On Wednesday (tonight) at the East Boston Social Centers at 6:30 p.m. the City of Boston will host a community meeting regarding to proposal to place a retail marijuana facility at 24 Porter St., next door to North Suffolk Mental Health Association (NSMHA).
The pot shop being pitched by Omnicann would occupy the former Spotless Dry Cleaners on Porter Street, but some are not too happy with the proposed location.
NSMHA CEO Dr. Jackie Moore, whose agency deals not only with mental health but also substance abuse issues in the community, suggests to the City of Boston that a precautionary approach be taken to minimize unintended consequences of the location of cannabis retail stores.
Moore, whose clients seek sobriety daily at NSMHA, said the number of cannabis stores, including density and distance controls that prevent clustering and that maintain buffer zones around well-defined areas where children and youth and other vulnerable groups, such as those in treatment for mental illness and or addiction frequent.
“North Suffolk encourages the Boston City Council to proceed with caution for two reasons,” said Moore. “First, there is little reliable and conclusive evidence to support what safe cannabis use looks like for individuals and communities.
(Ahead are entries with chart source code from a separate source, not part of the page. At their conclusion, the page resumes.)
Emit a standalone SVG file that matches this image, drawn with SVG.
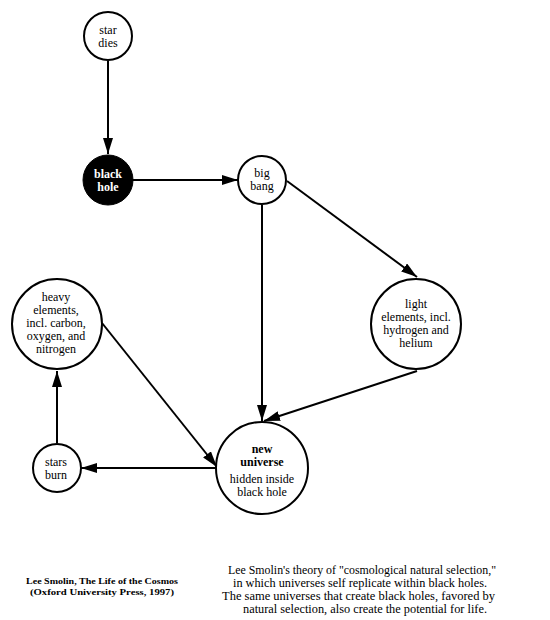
<svg xmlns="http://www.w3.org/2000/svg" width="550" height="620" viewBox="0 0 550 620">
<style>
.n{fill:#fff;stroke:#000;stroke-width:2}
.t{font-family:"Liberation Serif","Times New Roman",serif;font-size:12px;text-anchor:middle;fill:#000}
.b{font-weight:bold}
.w{fill:#fff}
.c{font-size:12px}
.s{font-size:9px}
.e{stroke:#000;stroke-width:2;fill:none}
</style>
<defs>
<marker id="a" markerUnits="userSpaceOnUse" markerWidth="16" markerHeight="10" refX="16" refY="5" orient="auto">
<path d="M0,0 L16,5 L0,10 z" fill="#000"/>
</marker>
</defs>
<rect width="550" height="620" fill="#fff"/>
<g id="connectors">
<line class="e" x1="108" y1="61" x2="108" y2="154" marker-end="url(#a)"/>
<line class="e" x1="132" y1="180" x2="238" y2="180" marker-end="url(#a)"/>
<line class="e" x1="287" y1="181" x2="417" y2="277" marker-end="url(#a)"/>
<line class="e" x1="262" y1="205" x2="262" y2="421" marker-end="url(#a)"/>
<line class="e" x1="417" y1="371" x2="264" y2="421" marker-end="url(#a)"/>
<line class="e" x1="102" y1="323" x2="217" y2="467" marker-end="url(#a)"/>
<line class="e" x1="217" y1="468" x2="81" y2="468" marker-end="url(#a)"/>
<line class="e" x1="57" y1="443" x2="57" y2="371" marker-end="url(#a)"/>
</g>
<g id="star-dies">
<circle class="n" cx="108" cy="36" r="24"/>
<text class="t" x="108" y="34">star</text>
<text class="t" x="108" y="47">dies</text>
</g>
<g id="black-hole">
<circle cx="108" cy="180" r="25" fill="#000" stroke="#000" stroke-width="1"/>
<text class="t b w" x="108" y="178">black</text>
<text class="t b w" x="108" y="191">hole</text>
</g>
<g id="big-bang">
<circle class="n" cx="262" cy="180" r="24"/>
<text class="t" x="262" y="177">big</text>
<text class="t" x="262" y="190">bang</text>
</g>
<g id="light-elements">
<circle class="n" cx="416" cy="324" r="45"/>
<text class="t" x="416" y="308">light</text>
<text class="t" x="416" y="321">elements, incl.</text>
<text class="t" x="416" y="334">hydrogen and</text>
<text class="t" x="416" y="347">helium</text>
</g>
<g id="heavy-elements">
<circle class="n" cx="57" cy="324" r="45"/>
<text class="t" x="56" y="301">heavy</text>
<text class="t" x="56" y="314">elements,</text>
<text class="t" x="56" y="327">incl. carbon,</text>
<text class="t" x="56" y="340">oxygen, and</text>
<text class="t" x="56" y="353">nitrogen</text>
</g>
<g id="new-universe">
<circle class="n" cx="262" cy="468" r="46"/>
<text class="t b" x="262" y="453">new</text>
<text class="t b" x="262" y="466">universe</text>
<text class="t" x="262" y="483">hidden inside</text>
<text class="t" x="262" y="496">black hole</text>
</g>
<g id="stars-burn">
<circle class="n" cx="57" cy="468" r="24"/>
<text class="t" x="56" y="466">stars</text>
<text class="t" x="56" y="479">burn</text>
</g>
<g id="caption">
<text class="t b s" x="102" y="584" textLength="152" lengthAdjust="spacingAndGlyphs">Lee Smolin, The Life of the Cosmos</text>
<text class="t b s" x="102" y="595" textLength="144" lengthAdjust="spacingAndGlyphs">(Oxford University Press, 1997)</text>
<text class="t c" x="362" y="574" textLength="268" lengthAdjust="spacingAndGlyphs">Lee Smolin's theory of "cosmological natural selection,"</text>
<text class="t c" x="360" y="587" textLength="254" lengthAdjust="spacingAndGlyphs">in which universes self replicate within black holes.</text>
<text class="t c" x="358.5" y="600" textLength="273" lengthAdjust="spacingAndGlyphs">The same universes that create black holes, favored by</text>
<text class="t c" x="365" y="613" textLength="244" lengthAdjust="spacingAndGlyphs">natural selection, also create the potential for life.</text>
</g>
</svg>
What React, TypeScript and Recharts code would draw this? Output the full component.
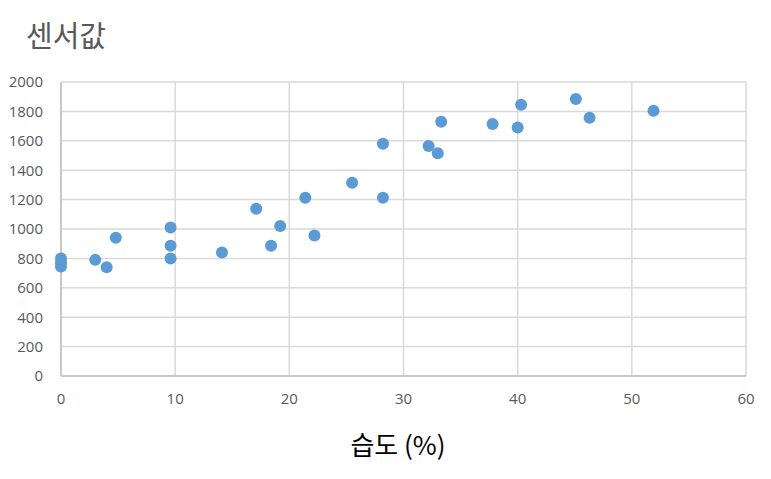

Second, it will be easier to prevent future harm by removing regulations in the future once more knowledge exists than it will be to later add regulation. Of the individuals we serve in our mental health and addiction programs and services, a substantial proportion have used cannabis, and of those who use cannabis, a large percentage also have used alcohol and tobacco. The use of these substances affects health, mental health, decision making and judgment and elevates risk factors that affect the individual and the community.”
Moore said NSMHA is encouraging the City Council to consider unintended consequences such as clustering of stores, negative impact on social determinants of health and vulnerable populations in its deliberations.
“We are particularly concerned about the vulnerable populations that we serve in North Suffolk services and programs that provide treatment for mental illness, addictions and co-occurring illnesses,” she said. “The individuals we serve include youth and young adults who are particularly vulnerable to the availability of substances such as cannabis and whose brains and bodies are negatively impacted by the use of cannabis. The individuals we serve are in various stages of contemplation with regard to their sobriety and recovery and often are socially and financially disadvantaged. They are vulnerable to the visible and continual presence of substances that can serve as a trigger for a lapse or relapse.”
Moore said NSMHA in calling of officials to consider zoning regulations by using population and geographic based information to restrict the location of cannabis retail stores to limit density and availability.
“In particular, in addition to the minimum distance restriction between cannabis retail stores, consider a buffer zone between retail stores and mental health and addiction treatment facilities and programs that are licensed by the Commonwealth of Massachusetts,” said Moore. “For community safety and health protections, a cannabis education component and community engagement plan will be an important part of the implementation. Cannabis legalization is complex and there are potential and unknown legal implications, as well as health and community impacts. We recognize the importance of fostering a healthy relationship between cannabis retailers and the community with the common goal of healthy community integration.”
City Councilor Lydia Edwards has called for a hearing to discuss potential policy changes affecting the siting of enterprises serving cannabis, as well as alcohol in the immediate vicinity of substance abuse treatment facilities.
Edwards pointed to the proposed dispensaries on Porter Street next door to NSMHA as the inspiration for the hearing.
Currently, the City of Boston regulates the distance between cannabis establishments at one-half mile and creates a 500-foot buffer between such businesses and K-12 schools. The City also regulates businesses that serve or sell alcohol through licensing and zoning, but has not enacted a similar distance-based buffer.
Zoning changes typically do not impact existing enterprises, but would apply to new development and could potentially apply to substantially renovated buildings. The hearing explored whether such a buffer should be created, potential impacts and how to create parity between industries.
“The council will hold a hearing on the merits of using buffers to prevent siting of certain businesses immediately adjacent to substance abuse treatment facilities,” said Edwards. “It should be noted that the city is already deploying buffers under other conditions. In the absence of a clear and transparent local approval process with weighted criteria, the city has used zoning, which originated as a public health tool, to regulate the roll-out by physically spacing out businesses and avoid clustering in any neighborhood. To ensure parity between industries and to avoid stigmatizing cannabis businesses, the hearing includes alcohol-related enterprises such as bars and liquor stores. The hearing is informational and meant to collect stakeholder opinions from entrepreneurs, health workers, residents and regulators.”